::: Records for this task :::
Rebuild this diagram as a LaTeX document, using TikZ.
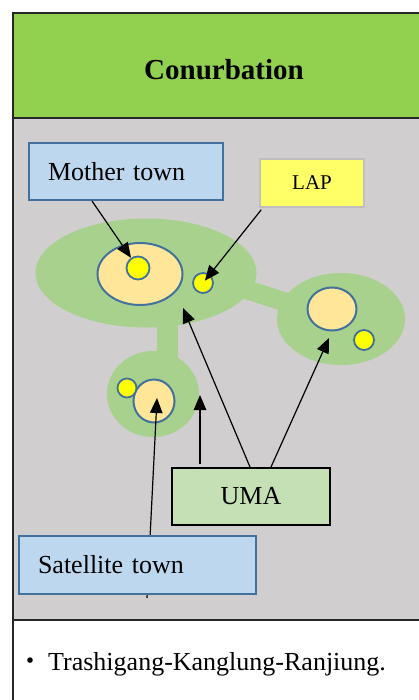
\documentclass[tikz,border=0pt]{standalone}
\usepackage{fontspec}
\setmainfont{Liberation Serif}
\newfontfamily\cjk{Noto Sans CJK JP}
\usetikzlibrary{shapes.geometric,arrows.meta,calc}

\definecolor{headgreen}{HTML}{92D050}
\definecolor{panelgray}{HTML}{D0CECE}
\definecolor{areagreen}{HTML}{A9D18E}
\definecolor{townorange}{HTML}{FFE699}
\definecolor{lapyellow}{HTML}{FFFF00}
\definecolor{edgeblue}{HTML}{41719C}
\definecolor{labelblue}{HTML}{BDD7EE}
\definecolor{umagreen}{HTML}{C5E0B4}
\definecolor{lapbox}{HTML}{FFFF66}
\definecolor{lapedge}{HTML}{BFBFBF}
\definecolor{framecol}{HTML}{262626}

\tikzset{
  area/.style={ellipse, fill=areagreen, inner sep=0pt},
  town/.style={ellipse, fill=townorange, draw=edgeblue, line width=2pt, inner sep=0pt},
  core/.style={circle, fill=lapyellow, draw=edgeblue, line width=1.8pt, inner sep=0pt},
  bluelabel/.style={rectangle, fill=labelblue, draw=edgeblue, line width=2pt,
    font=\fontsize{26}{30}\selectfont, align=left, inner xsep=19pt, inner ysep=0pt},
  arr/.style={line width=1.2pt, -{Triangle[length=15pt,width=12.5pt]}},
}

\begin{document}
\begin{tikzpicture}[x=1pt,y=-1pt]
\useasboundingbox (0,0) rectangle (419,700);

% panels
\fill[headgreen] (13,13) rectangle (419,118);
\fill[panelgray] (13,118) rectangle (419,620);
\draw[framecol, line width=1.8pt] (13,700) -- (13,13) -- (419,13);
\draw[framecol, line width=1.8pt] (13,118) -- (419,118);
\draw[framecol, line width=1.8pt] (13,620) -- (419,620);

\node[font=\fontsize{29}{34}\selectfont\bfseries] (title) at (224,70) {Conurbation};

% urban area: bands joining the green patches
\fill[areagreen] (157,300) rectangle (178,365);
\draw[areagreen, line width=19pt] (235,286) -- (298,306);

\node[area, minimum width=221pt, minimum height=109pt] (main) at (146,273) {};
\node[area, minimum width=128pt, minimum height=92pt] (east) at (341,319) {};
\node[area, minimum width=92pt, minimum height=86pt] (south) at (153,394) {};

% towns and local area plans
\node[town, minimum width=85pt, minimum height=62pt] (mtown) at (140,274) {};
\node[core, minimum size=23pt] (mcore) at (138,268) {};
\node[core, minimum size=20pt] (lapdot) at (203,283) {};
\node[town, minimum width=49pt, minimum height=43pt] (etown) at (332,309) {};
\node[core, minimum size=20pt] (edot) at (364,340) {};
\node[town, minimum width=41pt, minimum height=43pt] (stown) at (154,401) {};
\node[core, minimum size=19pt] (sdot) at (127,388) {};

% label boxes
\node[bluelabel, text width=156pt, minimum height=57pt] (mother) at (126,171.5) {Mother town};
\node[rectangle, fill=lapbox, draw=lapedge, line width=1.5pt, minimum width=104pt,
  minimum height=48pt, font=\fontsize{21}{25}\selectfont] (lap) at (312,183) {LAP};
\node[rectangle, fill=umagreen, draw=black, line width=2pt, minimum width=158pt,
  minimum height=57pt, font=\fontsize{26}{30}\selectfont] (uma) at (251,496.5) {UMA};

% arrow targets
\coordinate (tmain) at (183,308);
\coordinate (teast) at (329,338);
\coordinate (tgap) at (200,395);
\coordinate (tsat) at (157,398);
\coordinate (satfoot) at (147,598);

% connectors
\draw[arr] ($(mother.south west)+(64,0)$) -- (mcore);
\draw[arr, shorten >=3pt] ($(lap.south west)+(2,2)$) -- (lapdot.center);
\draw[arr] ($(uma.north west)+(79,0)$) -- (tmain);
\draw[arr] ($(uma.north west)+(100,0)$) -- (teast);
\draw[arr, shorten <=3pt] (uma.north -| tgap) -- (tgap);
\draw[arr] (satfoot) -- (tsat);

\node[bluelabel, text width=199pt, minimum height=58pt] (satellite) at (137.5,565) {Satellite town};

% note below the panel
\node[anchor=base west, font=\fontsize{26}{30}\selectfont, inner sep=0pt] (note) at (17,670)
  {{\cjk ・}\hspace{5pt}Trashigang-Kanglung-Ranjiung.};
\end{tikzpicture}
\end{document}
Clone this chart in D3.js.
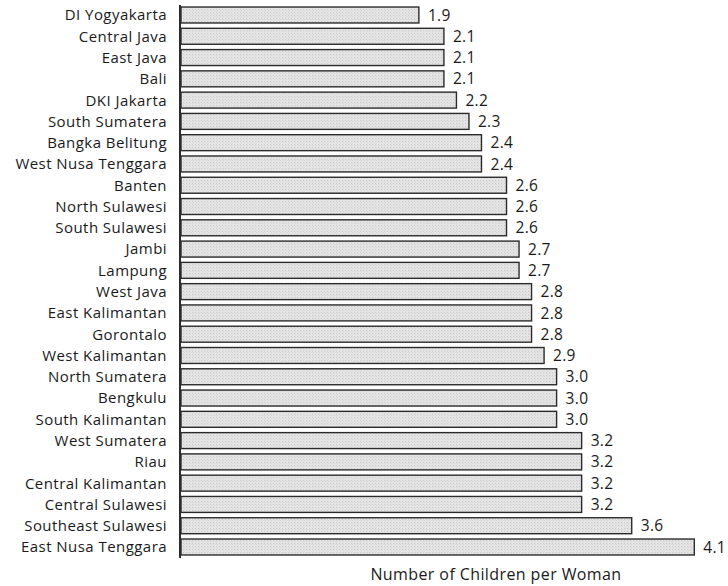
:::
## Problem requirements:
Every line from the top of the entries through the line that holds "(0,0) rectangle (419,700);" is to be quoted exactly, please, and nothing else; omit the pictures.

## Result for this task:
Rebuild this diagram as a LaTeX document, using TikZ.
\documentclass[tikz,border=0pt]{standalone}
\usepackage{fontspec}
\setmainfont{Liberation Serif}
\newfontfamily\cjk{Noto Sans CJK JP}
\usetikzlibrary{shapes.geometric,arrows.meta,calc}

\definecolor{headgreen}{HTML}{92D050}
\definecolor{panelgray}{HTML}{D0CECE}
\definecolor{areagreen}{HTML}{A9D18E}
\definecolor{townorange}{HTML}{FFE699}
\definecolor{lapyellow}{HTML}{FFFF00}
\definecolor{edgeblue}{HTML}{41719C}
\definecolor{labelblue}{HTML}{BDD7EE}
\definecolor{umagreen}{HTML}{C5E0B4}
\definecolor{lapbox}{HTML}{FFFF66}
\definecolor{lapedge}{HTML}{BFBFBF}
\definecolor{framecol}{HTML}{262626}

\tikzset{
  area/.style={ellipse, fill=areagreen, inner sep=0pt},
  town/.style={ellipse, fill=townorange, draw=edgeblue, line width=2pt, inner sep=0pt},
  core/.style={circle, fill=lapyellow, draw=edgeblue, line width=1.8pt, inner sep=0pt},
  bluelabel/.style={rectangle, fill=labelblue, draw=edgeblue, line width=2pt,
    font=\fontsize{26}{30}\selectfont, align=left, inner xsep=19pt, inner ysep=0pt},
  arr/.style={line width=1.2pt, -{Triangle[length=15pt,width=12.5pt]}},
}

\begin{document}
\begin{tikzpicture}[x=1pt,y=-1pt]
\useasboundingbox (0,0) rectangle (419,700);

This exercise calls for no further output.